Loyola lowers hurricane evacuation threshold


Cristian Orellana

Loyola students try to avoid a sudden rain shower on Aug. 30, 2018. Loyola is currently changing its policy for hurricane preparedness to require campus evacuations during Category Two hurricanes.

Henry Bean

While many college students celebrate hurricane season with survival parties, Loyola is reminding students to keep a go-bag packed as the university has lowered its campus evacuation threshold from Category 3 to Category 2 hurricanes.

The university decided to change its policy out of concern that some buildings on campus are not strong enough to withstand a Category 2 storm, according to Todd Warren, director of LUPD and emergency management.

“We conducted an analysis of the buildings on campus and determined that occupation of many of the buildings would not be safe in winds of a Category 2 or above hurricane,” Warren said.

The change in evacuation standards has been met with both praise and criticism from students.

Olivia Redmann, chemistry sophomore, said she was happy to hear about the university’s updated evacuation policy.

“It makes me feel more reassured that my safety is secured,” Redmann said.

But not everyone was as excited. Robert Thomas, director of the Center for Environmental Communication, said he is aware of the possible negative effects of lowering the bar for an evacuation at Loyola.

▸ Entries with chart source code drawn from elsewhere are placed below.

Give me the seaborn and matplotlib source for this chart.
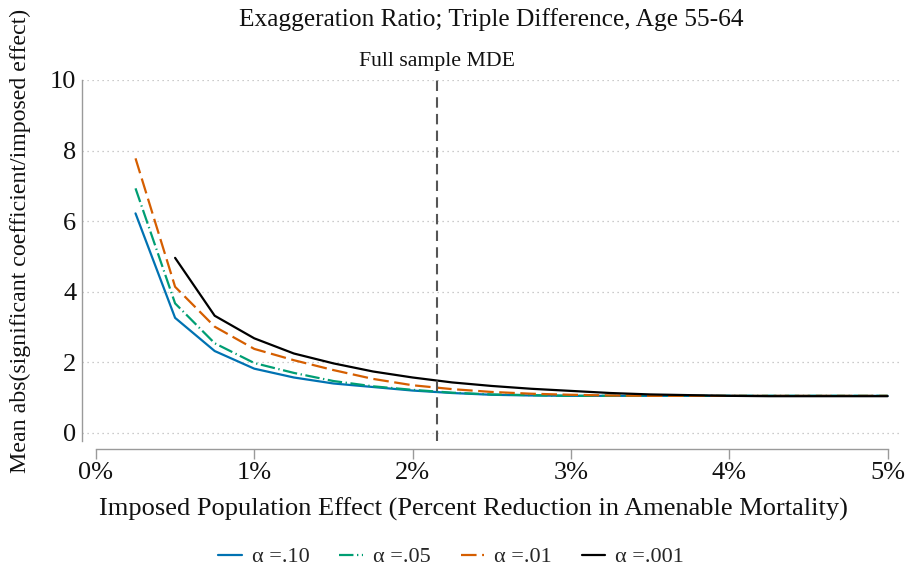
import numpy as np
import pandas as pd
import matplotlib
matplotlib.use("Agg")
import matplotlib.pyplot as plt
import matplotlib.transforms as mtransforms
import seaborn as sns

# Imposed population effect (percent reduction)
effect = [0.25, 0.50, 0.75, 1.00, 1.25, 1.50, 1.75, 2.00, 2.25, 2.50,
          2.75, 3.00, 3.25, 3.50, 3.75, 4.00, 4.25, 4.50, 4.75, 5.00]

# Mean exaggeration ratio by significance level
ratio_a10 = [6.22, 3.26, 2.32, 1.82, 1.57, 1.40, 1.30, 1.20, 1.13, 1.08,
             1.06, 1.05, 1.05, 1.05, 1.05, 1.05, 1.05, 1.05, 1.05, 1.05]
ratio_a05 = [6.93, 3.67, 2.54, 1.98, 1.70, 1.47, 1.32, 1.22, 1.14, 1.09,
             1.07, 1.05, 1.05, 1.05, 1.05, 1.05, 1.05, 1.05, 1.05, 1.05]
ratio_a01 = [7.78, 4.14, 3.01, 2.38, 2.06, 1.78, 1.53, 1.35, 1.24, 1.16,
             1.11, 1.08, 1.06, 1.05, 1.05, 1.05, 1.05, 1.05, 1.05, 1.05]
ratio_a001 = [np.nan, 4.96, 3.32, 2.68, 2.25, 1.97, 1.74, 1.57, 1.43, 1.33,
              1.25, 1.19, 1.13, 1.09, 1.07, 1.05, 1.04, 1.04, 1.04, 1.04]

series_labels = ["\u03b1 =.10", "\u03b1 =.05", "\u03b1 =.01", "\u03b1 =.001"]
mde = 2.152

sns.set_theme(style="white")
plt.rcParams["font.family"] = ["Liberation Serif", "DejaVu Serif"]

fig = plt.figure(figsize=(9.05, 5.78), dpi=100)
ax = fig.add_axes([0.0906, 0.237, 0.904, 0.6246])

styles = [
    ("#0072B2", "-"),
    ("#009E73", (0, (6.5, 1.6, 0.6, 1.6))),
    ("#D55E00", (0, (7, 2.5))),
    ("#000000", "-"),
]
for vals, lab, (col, ls) in zip([ratio_a10, ratio_a05, ratio_a01, ratio_a001],
                                series_labels, styles):
    df = pd.DataFrame({"effect": effect, "ratio": vals}).dropna()
    sns.lineplot(data=df, x="effect", y="ratio", ax=ax, color=col,
                 linestyle=ls, linewidth=1.6, label=lab, legend=False)

ax.set_xlim(-0.088, 5.079)
ax.set_ylim(-0.23, 10)
ax.set_yticks([0, 2, 4, 6, 8, 10])
ax.set_xticks([0, 1, 2, 3, 4, 5])
ax.set_xticklabels(["0%", "1%", "2%", "3%", "4%", "5%"])
ax.yaxis.grid(True, linestyle=(0, (1, 3)), color="#bbbbbb", linewidth=0.9)
ax.xaxis.grid(False)

for side in ["top", "right"]:
    ax.spines[side].set_visible(False)
ax.spines["left"].set_color("#9a9a9a")
ax.spines["left"].set_linewidth(1.0)
ax.spines["bottom"].set_color("#9a9a9a")
ax.spines["bottom"].set_linewidth(1.0)
ax.spines["bottom"].set_position(("outward", 6))
ax.spines["bottom"].set_bounds(0, 5)

ax.tick_params(axis="y", length=0, pad=4, labelsize=19, colors="#111111")
ax.tick_params(axis="x", length=7, width=1.0, color="#9a9a9a", pad=2,
               labelsize=19, labelcolor="#111111", bottom=True)

ax.axvline(mde, ymin=0, ymax=1, color="#555555", linestyle=(0, (5, 3)),
           linewidth=1.5)
trans = mtransforms.blended_transform_factory(ax.transData, ax.transAxes)
ax.text(mde, 1.05, "Full sample MDE", transform=trans, ha="center",
        va="center", fontsize=15.7, color="#111111")

ax.set_xlabel("Imposed Population Effect (Percent Reduction in Amenable Mortality)",
              fontsize=19, color="#111111")
ax.xaxis.set_label_coords(0.478, -0.158)
ax.set_ylabel("Mean abs(significant coefficient/imposed effect)",
              fontsize=17.2, color="#111111")
ax.yaxis.set_label_coords(-0.062, 0.555)
fig.suptitle("Exaggeration Ratio; Triple Difference, Age 55-64",
             x=0.5425, y=0.986, fontsize=18.3, color="#111111")

handles, labels = ax.get_legend_handles_labels()
fig.legend(handles, labels, loc="center", bbox_to_anchor=(0.4985, 0.036),
           ncol=4, frameon=False, fontsize=16, handlelength=1.05,
           columnspacing=1.35, handletextpad=0.45)

fig.savefig("out.png", dpi=100)
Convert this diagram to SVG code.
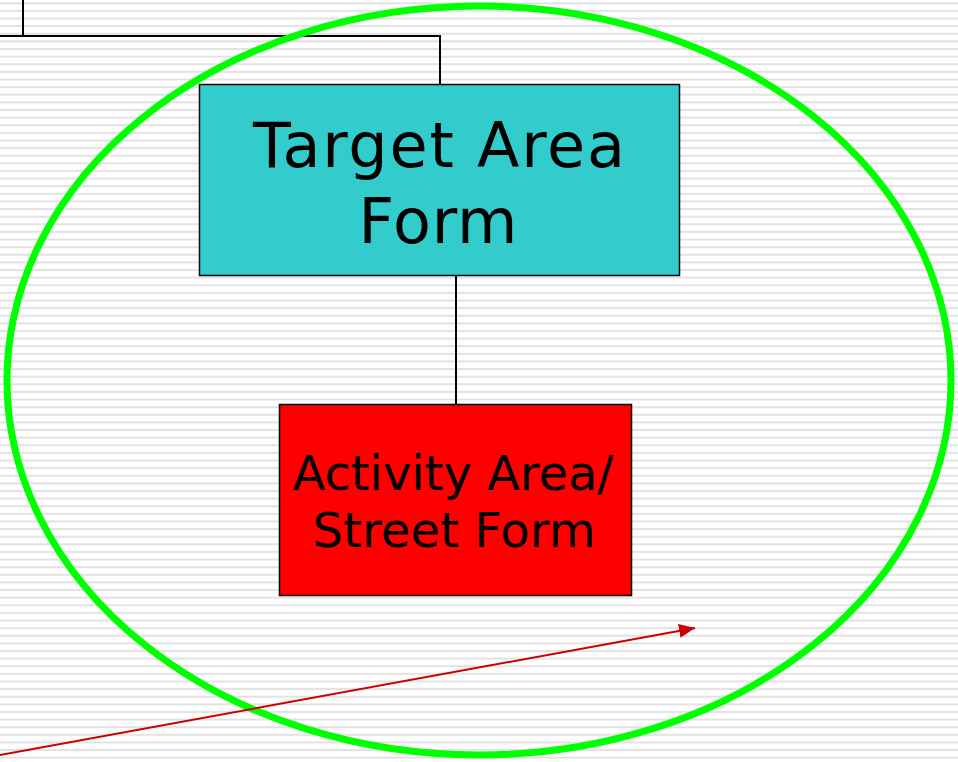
<svg xmlns="http://www.w3.org/2000/svg" width="958" height="762" viewBox="0 0 958 762">
<defs>
<pattern id="stripes" x="0" y="2.3" width="958" height="7.62" patternUnits="userSpaceOnUse">
<rect x="0" y="0" width="958" height="2" fill="#e2e2e2"/>
</pattern>
<marker id="ah" viewBox="0 0 16 14" refX="16" refY="7" markerWidth="16" markerHeight="14" markerUnits="userSpaceOnUse" orient="auto">
<path d="M0,0 L16,7 L0,14 z" fill="#cc0000"/>
</marker>
</defs>
<style>
.conn{stroke:#000;stroke-width:2;fill:none}
.box{stroke:#000;stroke-width:1.5}
.lbl{font-family:"DejaVu Sans","Verdana",sans-serif;fill:#000;text-anchor:middle}
</style>
<rect width="958" height="762" fill="#ffffff"/>
<rect width="958" height="762" fill="url(#stripes)"/>
<g id="connectors">
<path class="conn" d="M23,0 V36 M0,36 H440 V84"/>
<path class="conn" d="M456,276 V404"/>
</g>
<g id="target-area-form">
<rect class="box" x="199.5" y="84.5" width="480" height="191" fill="#33cccc"/>
<text class="lbl" x="439" y="167" font-size="62" textLength="372" lengthAdjust="spacing">Target Area</text>
<text class="lbl" x="438" y="243" font-size="62" textLength="159" lengthAdjust="spacing">Form</text>
</g>
<g id="activity-area-street-form">
<rect class="box" x="279.5" y="404.5" width="352" height="191" fill="#ff0000"/>
<text class="lbl" x="453" y="490" font-size="48" textLength="321" lengthAdjust="spacing">Activity Area/</text>
<text class="lbl" x="454" y="547" font-size="48" textLength="283" lengthAdjust="spacing">Street Form</text>
</g>
<g id="highlight-ellipse">
<ellipse cx="479" cy="380.5" rx="472" ry="374.5" fill="none" stroke="#00ff00" stroke-width="7"/>
</g>
<g id="pointer-arrow">
<line x1="0" y1="755" x2="695" y2="628" stroke="#cc0000" stroke-width="2" marker-end="url(#ah)"/>
</g>
</svg>
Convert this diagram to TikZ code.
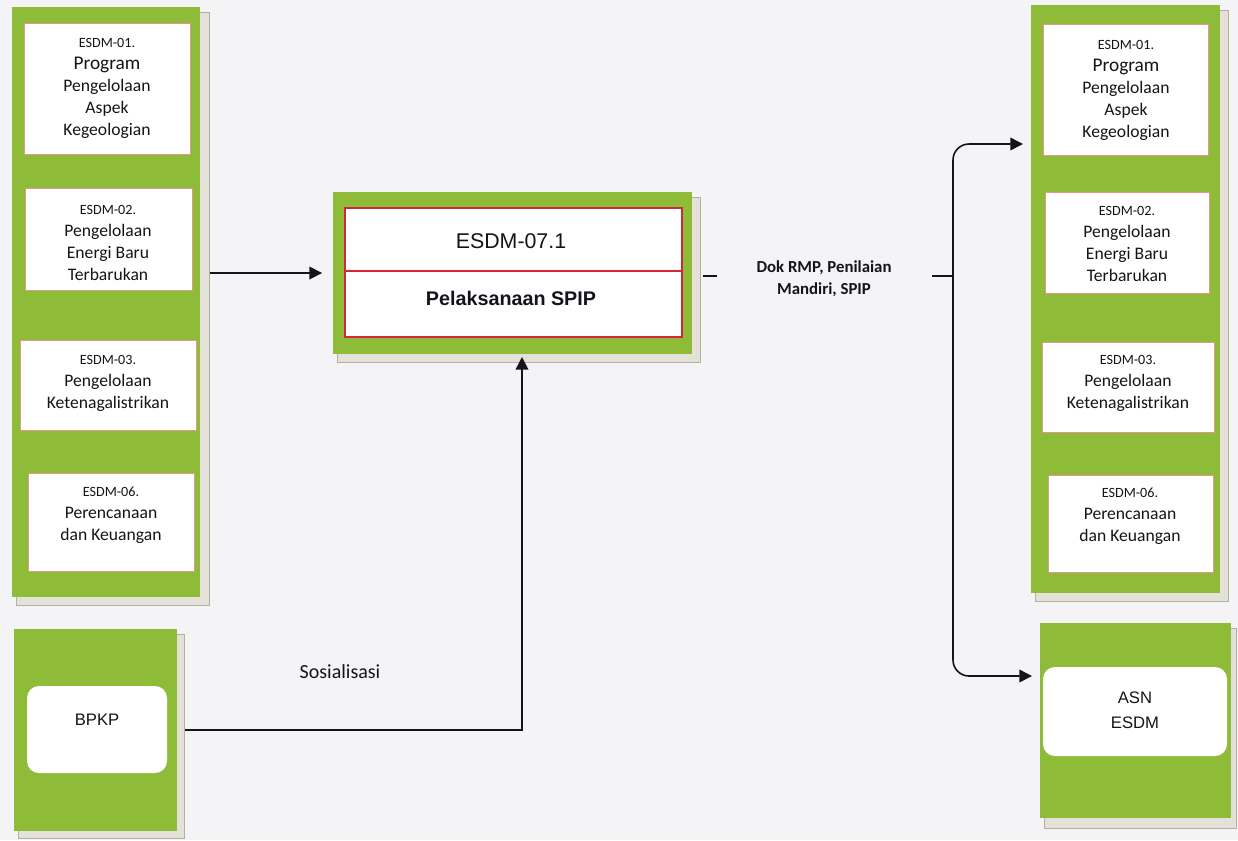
\documentclass[tikz,border=0pt]{standalone}
\usepackage{fontspec}
\setmainfont{Carlito}
\newfontfamily\arialf{Liberation Sans}
\usetikzlibrary{arrows.meta,fit}
\definecolor{bg}{RGB}{244,244,246}
\definecolor{grn}{RGB}{142,188,56}
\definecolor{shd}{RGB}{228,226,216}
\definecolor{shdline}{RGB}{178,176,164}
\definecolor{pinkb}{RGB}{226,150,140}
\definecolor{redb}{RGB}{214,36,56}
\definecolor{ink}{RGB}{20,20,26}
\begin{document}
\begin{tikzpicture}[x=0.75pt,y=-0.75pt,
  panel/.style={fill=grn, draw=none, inner sep=0pt},
  shadowbox/.style={fill=shd, draw=shdline, line width=0.6pt},
  wbox/.style={fill=white, draw=pinkb, line width=0.7pt, inner sep=0pt},
  rbox/.style={fill=white, draw=none, rounded corners=9pt, inner sep=0pt},
  redbox/.style={fill=white, draw=redb, line width=2.2pt, inner sep=0pt},
  txt/.style={text=ink, align=center, inner sep=0pt, font=\fontsize{13.2}{16.5}\selectfont},
  atxt/.style={text=ink, align=center, inner sep=0pt, font=\arialf\fontsize{12.5}{19}\selectfont},
  arr/.style={draw=ink, line width=1.2pt, -{Triangle[length=9.5pt,width=9.5pt]}},
  ln/.style={draw=ink, line width=1.2pt}]
\newcommand{\smltxt}[1]{{\fontsize{10.6}{16.5}\selectfont #1}}
\newcommand{\lrgtxt}[1]{{\fontsize{14.5}{16.5}\selectfont #1}}

\useasboundingbox (0,0) rectangle (1238,840);
\fill[bg] (0,0) rectangle (1238,840);

% ---------- left panel ----------
\draw[shadowbox] (16,12) rectangle (209,605);
\node[panel, fit={(12,7)(200,597)}] (L) {};
\node[wbox, fit={(24,23)(190,154)}] (l1) {};
\node[wbox, fit={(25,188)(192,290)}] (l2) {};
\node[wbox, fit={(20,340)(196,430)}] (l3) {};
\node[wbox, fit={(28,473)(194,571)}] (l4) {};
\node[txt] (l1t) at (107,88) {\smltxt{ESDM-01.}\\\lrgtxt{Program}\\Pengelolaan\\Aspek\\Kegeologian};
\node[txt] (l2t) at (108,243) {\smltxt{ESDM-02.}\\Pengelolaan\\Energi Baru\\Terbarukan};
\node[txt] (l3t) at (108,383) {\smltxt{ESDM-03.}\\Pengelolaan\\Ketenagalistrikan};
\node[txt] (l4t) at (111,515) {\smltxt{ESDM-06.}\\Perencanaan\\dan Keuangan};

% ---------- BPKP panel ----------
\draw[shadowbox] (18,634) rectangle (184,838);
\node[panel, fit={(14,629)(177,831)}] (B) {};
\node[rbox, fit={(27,686)(167,773)}] (b1) {};
\node[atxt] (bt) at (97,720) {BPKP};

% ---------- centre panel ----------
\draw[shadowbox] (337,197) rectangle (700,362);
\node[panel, fit={(333,192)(692,354)}] (C) {};
\node[redbox, fit={(345,208)(682,337)}] (c1) {};
\draw[redb, line width=2.2pt] (c1.west |- 0,271) -- (c1.east |- 0,271);
\node[text=ink, inner sep=0pt, font=\arialf\fontsize{16}{18}\selectfont] (ct1) at (511,241) {ESDM-07.1};
\node[text=ink, inner sep=0pt, font=\arialf\bfseries\fontsize{14.8}{18}\selectfont] (ct2) at (511,298) {Pelaksanaan SPIP};

% ---------- right top panel ----------
\draw[shadowbox] (1035,10) rectangle (1228,601);
\node[panel, fit={(1031,5)(1220,593)}] (R) {};
\node[wbox, fit={(1043,24)(1208,155)}] (r1) {};
\node[wbox, fit={(1045,192)(1209,293)}] (r2) {};
\node[wbox, fit={(1042,342)(1214,432)}] (r3) {};
\node[wbox, fit={(1048,475)(1213,572)}] (r4) {};
\node[txt] (r1t) at (1126,90) {\smltxt{ESDM-01.}\\\lrgtxt{Program}\\Pengelolaan\\Aspek\\Kegeologian};
\node[txt] (r2t) at (1127,244) {\smltxt{ESDM-02.}\\Pengelolaan\\Energi Baru\\Terbarukan};
\node[txt] (r3t) at (1128,383) {\smltxt{ESDM-03.}\\Pengelolaan\\Ketenagalistrikan};
\node[txt] (r4t) at (1130,516) {\smltxt{ESDM-06.}\\Perencanaan\\dan Keuangan};

% ---------- right bottom panel ----------
\draw[shadowbox] (1044,628) rectangle (1236,828);
\node[panel, fit={(1040,623)(1231,818)}] (A) {};
\node[rbox, fit={(1043,667)(1227,756)}] (a1) {};
\node[atxt] (at) at (1135,710) {ASN\\ESDM};

% ---------- connectors ----------
\draw[arr, shorten <=7pt, shorten >=8pt] (L.east |- C.west) -- (C.west);

\coordinate (bx) at (522,357);
\draw[arr, shorten <=6pt] (B.east) -| (bx);
\node[text=ink, inner sep=0pt, font=\fontsize{15}{18}\selectfont] (soc) at (340,672) {Sosialisasi};

\coordinate (d1) at (703,276);
\coordinate (d2) at (717,276);
\draw[ln] (d1) -- (d2);
\node[text=ink, align=center, inner sep=0pt, font=\bfseries\fontsize{12.6}{16.5}\selectfont] (dok) at (824,279) {Dok RMP, Penilaian\\Mandiri, SPIP};
\coordinate (d3) at (932,276);
\coordinate (j) at (953,276);
\draw[ln] (d3) -- (j);
\coordinate (t1) at (1023,144);
\coordinate (t2) at (1032,676);
\draw[arr, rounded corners=12pt] (j) |- (t1);
\draw[arr, rounded corners=12pt] (j) |- (t2);
\end{tikzpicture}
\end{document}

“You do have to be careful when setting these protocols because when everybody has to leave it costs a lot of money. That is why people get so angry when the mayor or somebody says to get out of town and the storm fizzes,” Thomas said.

Despite the mixed reviews, the university still plans to go through with their decision and see how it affects the community during hurricane season, according to Warren.

However, Warren said evacuation is unlikely as it has been nearly a decade since Hurricane Gustav, the last Category 2 or higher hurricane to hit New Orleans back in 2008.

That being said, last summer the U.S. experienced its 17th deadliest hurricane season on record since 1900. Four Category 3 or higher hurricanes killed hundreds of people and caused upwards of $200 billion worth of damages in 2017, according to Time.

Considering last year’s hurricane season, Warren said the university hopes the change in policy will give students a sense of security and remind them to have an evacuation plan.

“I hope that they see that their safety is of utmost importance to us and that this decision was carefully thought out and implemented to increase our preparedness and our response which will ultimately lead to better protection of our students,” Warren said.